Colloquium Topic: Images of the Magnetosphere

The IMAGE mission is the first of its kind. It is designed to comprehensively image a variety of emissions from the Earth's magnetosphere with sufficient time resolution to follow the dynamics associated with the development of magnetospheric storms. This paper describes initial results from the IMAGE High Energy Neutral Atom imager (HENA). Energetic neutral atoms (ENAs) are created through charge exchange interactions between the singly charged ions in hot magnetospheric plasmas and cold, neutral exospheric atoms (the hydrogen geocorona at high altitudes and the atomic oxygen exobase at low altitudes). The ENAs freely escape their source region since they are no longer magnetically trapped. HENA instrument [Mitchell et al., 2000] images at energetic neutral atom (ENA) energies between 10 and 60 keV/nucleon reveal the distribution and the evolution of energetic ion distributions as they are injected into the ring current during geomagnetic storms, drift about the Earth on both open and closed drift paths, and decay through charge exchange to pre-storm levels. Substorm ion injections are also imaged, as are the regions of low altitude, high latitude ion precipitation into the upper atmosphere.
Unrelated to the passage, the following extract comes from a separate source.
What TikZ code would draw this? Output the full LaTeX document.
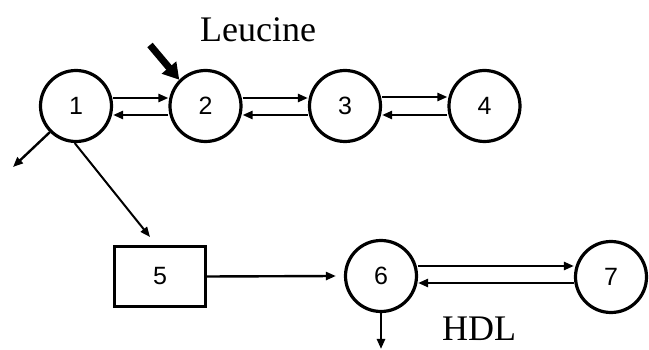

Two qualitatively different type of events are observed, one characterized by a major magnetic storm (such as the "Bastille Day" storm of July 15 and 16, 2000, Dst ­300nT), and the other by a minor storm (as for example on June 10, 2000, Dst ~-55nT). The large storms are characterized by ion injection deep into the magnetosphere (~2 RE above the surface), while the minor storm images are consistent with injection to ~6 RE above the surface. This technique, the first capability for global imaging of the Earths hot ion plasmas, is expected to play a major role in the development of a predictive space weather capability, which is becoming increasingly important as space assets increase in number and expense, and as manned space activity increases.



Colloquium Speaker: Donald G. Mitchell

Dr. Donald G. Mitchell is a Principal Professional Staff Physicist at the Johns Hopkins University Applied Physics Laboratory. He received a B.A. in physics from the University of Michigan in 1971, and a Ph.D. in physics in 1975 from the University of New Hampshire. Dr. Mitchell's research interests have included radio astronomy, solar flares, solar wind, and various terrestrial and planetary magnetospheric topics. He is presently focusing on the magnetospheric physics of the Earth and of Saturn. He is the Project Manager for several NASA grants and contracts, and is involved in the design of a new generation of space instrumentation for the imaging of planetary magnetospheric energetic plasmas, in particular as Instrument Scientist for the Magnetospheric Imaging Instrument on the NASA Saturn mission, Cassini, and as the Lead Investigator for the HENA instrument on the NASA IMAGE Mission. He has also designed miniaturized instrumentation for ion mass and energy analysis in space. He has served several NRC and NASA advisory committees.